Certamente sono cambiati gli strumenti di comunicazione con cui si alimenta, si sostiene, si diffonde,
si amplifica il confronto e il dibattito politico, quindi maggiore partecipazione e coinvolgimento ed in parte maggiore democrazia, esempio banale, dal giornale di partito all’informazione attraverso internet. Di contro sono emersi limiti e contraddizioni evidenti tuttora irrisolti: l’overdose di dati e la loro facile manipolazione legata ovviamente al potere dell’informazione, l’illusione che il modello rappresentativo possa essere sostituito totalmente dal modello della consultazione diretta in una osmosi continua e perfetta.
Vale la pena riflettere su quanto scriveva nella sua rubrica settimanale dell’espresso Umberto Eco e per questo ne riporto quasi integralmente il contenuto (L’Espresso, n. 22 – 4 giugno 2015). Così si esprimeva a proposito dell’idea di modernità o società “liquida” dovuta, come è noto, a Zygmunt Bauman.
“La società liquida inizia a delinearsi con quella corrente detta post-moderno… Il postmodernismo segna la crisi delle “grandi narrazioni” che ritenevano di poter sovrapporre al mondo un modello di ordine… ( il postmodernismo) … si è dedicato a una rivisitazione ludica o ironica del passato, e in vari modi si è intersecato con le pulsioni nichilistiche… Per Bauman tra le caratteristiche di questo presente in stato nascente si può annoverare la crisi dello Stato (quale libertà decisionale rimane agli stati nazionali di fronte ai poteri delle forze supernazionali?). Scompare un’entità che garantiva ai singoli la possibilità di risolvere in modo omogeneo i vari problemi del nostro tempo, e con la sua crisi ecco che si sono profilate la crisi delle ideologie, e dunque dei partiti, e in generale di ogni appello a una comunità di valori che permetteva al singolo di sentirsi parte di qualcosa che ne interpretava i bisogni.
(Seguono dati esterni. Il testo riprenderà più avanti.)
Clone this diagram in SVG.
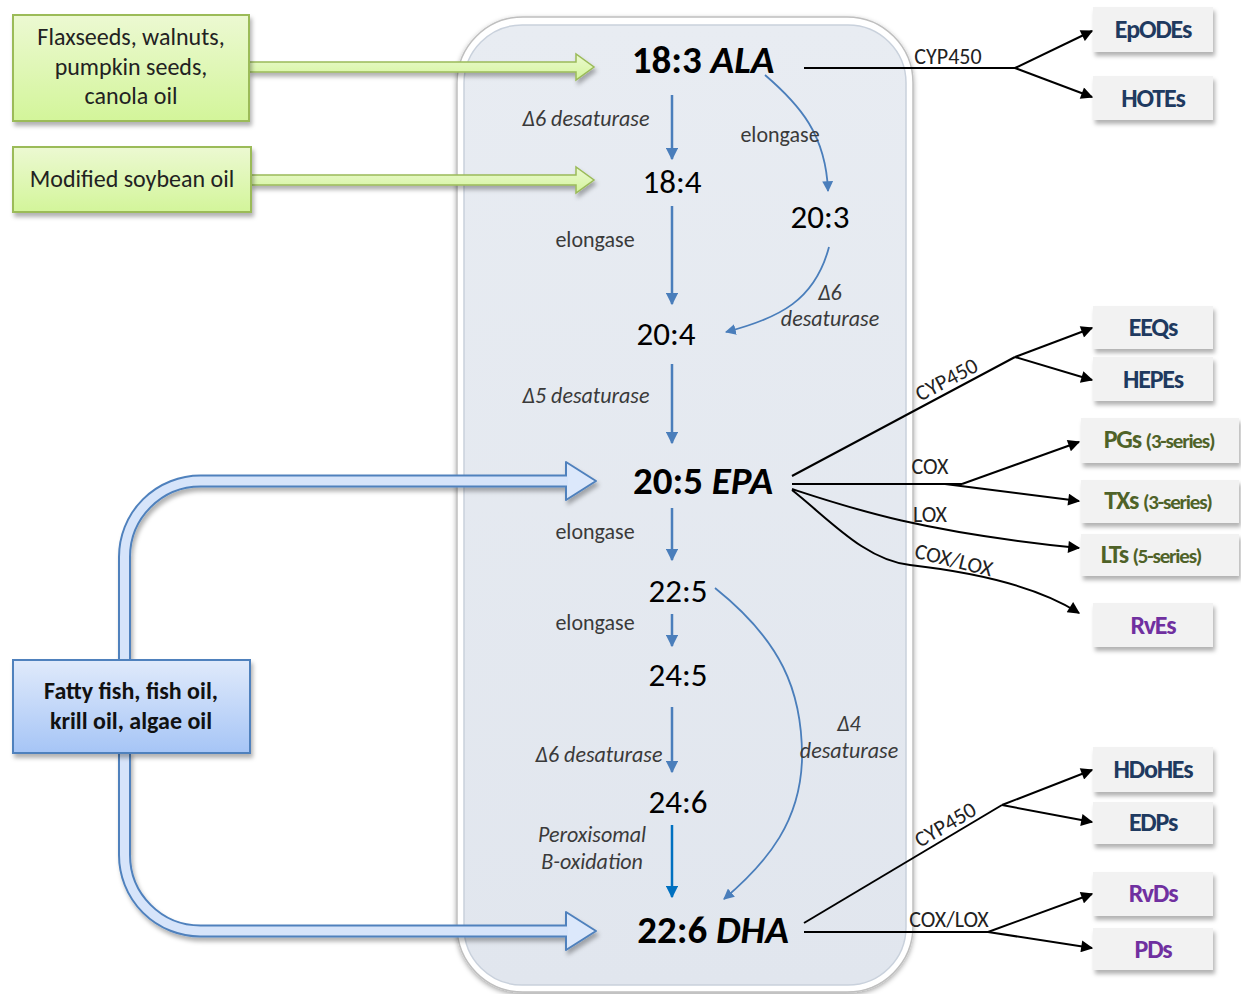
<svg xmlns="http://www.w3.org/2000/svg" width="1241" height="994" viewBox="0 0 1241 994">
<defs>
<linearGradient id="gGreen" x1="0" y1="0" x2="0" y2="1"><stop offset="0" stop-color="#ecf9d2"/><stop offset="1" stop-color="#d3f59a"/></linearGradient>
<linearGradient id="gBlue" x1="0" y1="0" x2="0" y2="1"><stop offset="0" stop-color="#e0eafb"/><stop offset="1" stop-color="#a6c5f6"/></linearGradient>
<linearGradient id="gPanel" x1="0" y1="0" x2="0" y2="1"><stop offset="0" stop-color="#e8ecf2"/><stop offset="1" stop-color="#e1e6ee"/></linearGradient>
<filter id="sh" x="-10%" y="-10%" width="130%" height="140%"><feDropShadow dx="2" dy="4" stdDeviation="2" flood-color="#000" flood-opacity="0.3"/></filter>
<filter id="shp" x="-5%" y="-5%" width="110%" height="110%"><feDropShadow dx="0" dy="2" stdDeviation="2.5" flood-color="#000" flood-opacity="0.35"/></filter>
<marker id="ab" viewBox="0 0 10 10" refX="9" refY="5" markerWidth="5" markerHeight="5" orient="auto" markerUnits="strokeWidth"><path d="M0,0 L10,5 L0,10 z" fill="#4a7ebb"/></marker>
<marker id="ab2" viewBox="0 0 10 10" refX="9" refY="5" markerWidth="6" markerHeight="6" orient="auto" markerUnits="strokeWidth"><path d="M0,0 L10,5 L0,10 z" fill="#4a7ebb"/></marker>
<marker id="ad" viewBox="0 0 10 10" refX="9" refY="5" markerWidth="5" markerHeight="5" orient="auto" markerUnits="strokeWidth"><path d="M0,0 L10,5 L0,10 z" fill="#0070c0"/></marker>
<marker id="ak" viewBox="0 0 10 10" refX="9" refY="5" markerWidth="7" markerHeight="6" orient="auto" markerUnits="strokeWidth"><path d="M0,0 L10,5 L0,10 z" fill="#000"/></marker>
</defs>
<style>
text{font-family:Carlito,Lato,"Liberation Sans",sans-serif}
.nb{font-size:39px;font-weight:bold;fill:#000;text-anchor:middle}
.nr{font-size:33px;fill:#000;text-anchor:middle}
.lb{font-size:22px;fill:#3a3a3a;text-anchor:middle}
.it{font-style:italic}
.ck{font-size:22px;fill:#222;text-anchor:middle}
.src{font-size:24px;fill:#222;text-anchor:middle}
.srcb{font-size:24px;font-weight:bold;fill:#111;text-anchor:middle}
.pb{fill:#f2f2f2;filter:url(#sh)}
.pt{font-size:26px;font-weight:900;text-anchor:middle;letter-spacing:-1.2px}
.sm{font-size:21px}
.c1{fill:#1f3a60}.c2{fill:#4f6228}.c3{fill:#7030a0}
.bl{fill:none;stroke:#4a7ebb;stroke-width:2.5}
.bc{fill:none;stroke:#4a7ebb;stroke-width:1.8}
.k{fill:none;stroke:#000;stroke-width:2}
</style>

<g id="panel">
<rect x="457" y="17" width="456" height="975" rx="66" fill="#fff" stroke="#bfbfbf" stroke-width="1.5" filter="url(#shp)"/>
<rect x="464" y="25" width="442" height="960" rx="58" fill="url(#gPanel)" stroke="#c9d1dc" stroke-width="1.5"/>
</g>

<g id="source-arrows">
<g filter="url(#sh)">
<path d="M249,62 H576 V54 L594,67 L576,80 V72 H249 Z" fill="url(#gGreen)" stroke="#9bbb59" stroke-width="1.5"/>
<path d="M251,175 H576 V167 L594,180 L576,193 V185 H251 Z" fill="url(#gGreen)" stroke="#9bbb59" stroke-width="1.5"/>
</g>
<g filter="url(#sh)">
<path d="M124.5,662 V557 A76,76 0 0 1 200.5,481 H570" fill="none" stroke="#4f81bd" stroke-width="13"/>
<path d="M124.5,751 V855 A76,76 0 0 0 200.5,931 H570" fill="none" stroke="#4f81bd" stroke-width="13"/>
<path d="M566,462 L596,481 L566,500 Z" fill="#dce8fb" stroke="#4f81bd" stroke-width="2" stroke-linejoin="round"/>
<path d="M566,912 L596,931 L566,950 Z" fill="#dce8fb" stroke="#4f81bd" stroke-width="2" stroke-linejoin="round"/>
<path d="M124.5,662 V557 A76,76 0 0 1 200.5,481 H568" fill="none" stroke="#d6e4fa" stroke-width="9"/>
<path d="M124.5,751 V855 A76,76 0 0 0 200.5,931 H568" fill="none" stroke="#d6e4fa" stroke-width="9"/>
</g>
</g>

<g id="src-flax">
<rect x="13" y="15" width="236" height="106" fill="url(#gGreen)" stroke="#9bbb59" stroke-width="2" filter="url(#sh)"/>
<text class="src" x="131" y="45">Flaxseeds, walnuts,</text>
<text class="src" x="131" y="75">pumpkin seeds,</text>
<text class="src" x="131" y="104">canola oil</text>
</g>
<g id="src-soy">
<rect x="13" y="147" width="238" height="65" fill="url(#gGreen)" stroke="#9bbb59" stroke-width="2" filter="url(#sh)"/>
<text class="src" x="132" y="187">Modified soybean oil</text>
</g>
<g id="src-fish">
<rect x="13" y="660" width="237" height="93" fill="url(#gBlue)" stroke="#4f81bd" stroke-width="2" filter="url(#sh)"/>
<text class="srcb" x="131" y="699">Fatty fish, fish oil,</text>
<text class="srcb" x="131" y="729">krill oil, algae oil</text>
</g>

<g id="connectors">
<line class="bl" x1="672" y1="95" x2="672" y2="159" marker-end="url(#ab)"/>
<line class="bl" x1="672" y1="206" x2="672" y2="304" marker-end="url(#ab)"/>
<line class="bl" x1="672" y1="364" x2="672" y2="443" marker-end="url(#ab)"/>
<line class="bl" x1="672" y1="508" x2="672" y2="560" marker-end="url(#ab)"/>
<line class="bl" x1="672" y1="614" x2="672" y2="646" marker-end="url(#ab)"/>
<line class="bl" x1="672" y1="707" x2="672" y2="772" marker-end="url(#ab)"/>
<line x1="672" y1="825" x2="672" y2="897" fill="none" stroke="#0070c0" stroke-width="2.5" marker-end="url(#ad)"/>
<path class="bc" d="M765,75 C800,105 826,135 828,191" marker-end="url(#ab2)"/>
<path class="bc" d="M829,247 C815,300 780,318 726,332" marker-end="url(#ab2)"/>
<path class="bc" d="M715,588 C780,640 803,690 802,760 C800,820 770,860 724,899" marker-end="url(#ab2)"/>

<path class="k" d="M804,68 H1015"/>
<path class="k" d="M1015,68 L1092,31" marker-end="url(#ak)"/>
<path class="k" d="M1015,68 L1092,97" marker-end="url(#ak)"/>

<path class="k" d="M792,476 L1015,357"/>
<path class="k" d="M1015,357 L1092,328" marker-end="url(#ak)"/>
<path class="k" d="M1015,357 L1092,380" marker-end="url(#ak)"/>
<path class="k" d="M792,484 H962"/>
<path class="k" d="M962,484 L1079,442" marker-end="url(#ak)"/>
<path class="k" d="M945,484 L1079,501" marker-end="url(#ak)"/>
<path class="k" d="M792,489 C850,508 920,532 1079,548" marker-end="url(#ak)"/>
<path class="k" d="M792,490 C830,520 865,560 910,565 C980,573 1040,588 1079,613" marker-end="url(#ak)"/>

<path class="k" d="M804,923 L1002,805"/>
<path class="k" d="M1002,805 L1092,770" marker-end="url(#ak)"/>
<path class="k" d="M1002,805 L1092,822" marker-end="url(#ak)"/>
<path class="k" d="M804,932 H988"/>
<path class="k" d="M988,932 L1092,894" marker-end="url(#ak)"/>
<path class="k" d="M988,932 L1092,948" marker-end="url(#ak)"/>

<text class="ck" x="948" y="64">CYP450</text>
<text class="ck" x="950" y="386" transform="rotate(-28 950 386)">CYP450</text>
<text class="ck" x="930" y="474">COX</text>
<text class="ck" x="930" y="522">LOX</text>
<text class="ck" x="952" y="567" transform="rotate(14 952 567)">COX/LOX</text>
<text class="ck" x="949" y="831" transform="rotate(-30.5 949 831)">CYP450</text>
<text class="ck" x="949" y="927">COX/LOX</text>

<text class="lb it" x="586" y="126">Δ6 desaturase</text>
<text class="lb" x="780" y="142">elongase</text>
<text class="lb" x="595" y="247">elongase</text>
<text class="lb it" x="830" y="300">Δ6</text>
<text class="lb it" x="830" y="326">desaturase</text>
<text class="lb it" x="586" y="403">Δ5 desaturase</text>
<text class="lb" x="595" y="539">elongase</text>
<text class="lb" x="595" y="630">elongase</text>
<text class="lb it" x="599" y="762">Δ6 desaturase</text>
<text class="lb it" x="592" y="842">Peroxisomal</text>
<text class="lb it" x="592" y="869">B-oxidation</text>
<text class="lb it" x="849" y="731">Δ4</text>
<text class="lb it" x="849" y="758">desaturase</text>
</g>

<g id="n-ala"><text class="nb" x="703" y="73">18:3 <tspan font-style="italic">ALA</tspan></text></g>
<g id="n-184"><text class="nr" x="672" y="193">18:4</text></g>
<g id="n-203"><text class="nr" x="820" y="228">20:3</text></g>
<g id="n-204"><text class="nr" x="666" y="345">20:4</text></g>
<g id="n-epa"><text class="nb" x="703" y="494">20:5 <tspan font-style="italic">EPA</tspan></text></g>
<g id="n-225"><text class="nr" x="678" y="602">22:5</text></g>
<g id="n-245"><text class="nr" x="678" y="686">24:5</text></g>
<g id="n-246"><text class="nr" x="678" y="813">24:6</text></g>
<g id="n-dha"><text class="nb" x="713" y="943">22:6 <tspan font-style="italic">DHA</tspan></text></g>

<g id="p-epodes"><rect class="pb" x="1093" y="7" width="120" height="45"/><text class="pt c1" x="1153" y="38">EpODEs</text></g>
<g id="p-hotes"><rect class="pb" x="1093" y="76" width="120" height="44"/><text class="pt c1" x="1153" y="107">HOTEs</text></g>
<g id="p-eeqs"><rect class="pb" x="1093" y="306" width="120" height="43"/><text class="pt c1" x="1153" y="336">EEQs</text></g>
<g id="p-hepes"><rect class="pb" x="1093" y="357" width="120" height="44"/><text class="pt c1" x="1153" y="388">HEPEs</text></g>
<g id="p-pgs"><rect class="pb" x="1081" y="418" width="158" height="45"/><text class="pt c2" x="1159" y="448">PGs <tspan class="sm">(3-series)</tspan></text></g>
<g id="p-txs"><rect class="pb" x="1081" y="480" width="158" height="43"/><text class="pt c2" x="1158" y="509">TXs <tspan class="sm">(3-series)</tspan></text></g>
<g id="p-lts"><rect class="pb" x="1081" y="534" width="158" height="42"/><text class="pt c2" x="1151" y="563">LTs <tspan class="sm">(5-series)</tspan></text></g>
<g id="p-rves"><rect class="pb" x="1093" y="603" width="120" height="44"/><text class="pt c3" x="1153" y="634">RvEs</text></g>
<g id="p-hdohes"><rect class="pb" x="1093" y="747" width="120" height="45"/><text class="pt c1" x="1153" y="778">HDoHEs</text></g>
<g id="p-edps"><rect class="pb" x="1093" y="802" width="120" height="42"/><text class="pt c1" x="1153" y="831">EDPs</text></g>
<g id="p-rvds"><rect class="pb" x="1093" y="872" width="120" height="44"/><text class="pt c3" x="1153" y="902">RvDs</text></g>
<g id="p-pds"><rect class="pb" x="1093" y="928" width="120" height="42"/><text class="pt c3" x="1153" y="958">PDs</text></g>
</svg>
Con la crisi del concetto di comunità emerge un individualismo sfrenato, dove nessuno è più compagno di strada ma antagonista di ciascuno, da cui guardarsi. Questo “soggettivismo” ha minato le basi della modernità, l’ha resa fragile, da cui una situazione in cui, mancando ogni punto di riferimento, tutto si dissolve in una sorta di liquidità. Si perde la certezza del diritto…e le uniche soluzioni per l’individuo senza punti di riferimento sono da un lato l’apparire a tutti costi, … e il consumismo. Però si tratta di un consumismo che non mira al possesso di oggetti di desiderio in cui appagarsi, ma che li rende subito obsoleti, e il singolo passa da un consumo all’altro in una sorta di bulimia senza scopo …Non solo i singoli, ma la società stessa vive in un continuo processo di precarizzazione… Che cosa si potrà sostituire a questa liquefazione? Non lo sappiamo ancora
e questo interregno durerà abbastanza a lungo… C’è un modo per sopravvivere alla liquidità?
C’è, ed è rendersi appunto conto che si vive in una società liquida che richiede, per essere capita e forse superata, nuovi strumenti. Ma il guaio è che la politica e in gran parte l’intellighenzia non hanno ancora compreso la portata del fenomeno e Bauman rimane una voce che grida nel deserto.”
In questo tempo sospeso, in questa marea insidiosa, diventa ancor più difficile orientarsi e provare a render concreti gli ideali condivisi.
Sappiamo tutti benissimo cosa non vogliamo più che accada, e bene o male abbiamo delineato anche
la visione e l’orizzonte di ciò che attendiamo, desideriamo, a cui aneliamo. Seppur il sentiero e il percorso iniziato possa essere difficile e pieno di ostacoli, tra questi anche, le umane ambizioni, le aspettative che si caricano del valore del tempo, il fiato si fa debole di fronte alle perenni urgenze e contingenze. Tutti avvertiamo il tempo che passa ed è difficile sciogliere il nodo che ci lega umanamente ai bisogni espressi ed inespressi e alla loro reale e concreta realizzazione. Spesso rimaniamo inani di fronte alla nostra impotenza di agire e cambiare veramente le cose e questo ci crea ansia e frustrazione. Compagna del nostro viaggio è bene che siano la visione filosofica naturalista della biofilia e dell’ eco-appartenenza ed il valore del limite unitamente alla saggezza della finitudine.
Non si tratta di una visione velata di pessimismo, ma il meritato ristoro del tempo della riflessione e della meditazione.
La libertà di poter esprimere sempre i propri pensieri, la condivisione delle idee, il continuo confronto,
il dubbio sulle proprie ragioni e la ricerca delle ragioni degli altri, il dissenso e la critica costruttiva, l’approccio gentile, la coerenza senza la paura di ammettere i propri errori e poter cambiare opinioni, il rigore morale, sono il lievito la vera sostanza etica della politica. Consapevoli che come il detto di un saggio popolare siciliano afferma, espresso anche nel Talmud ebraico, “ dunni arrivi mettici na canna… autri dumani la portanu chiù avanti”. Fermati, lascia un buon segno, saranno gli altri domani a proseguire.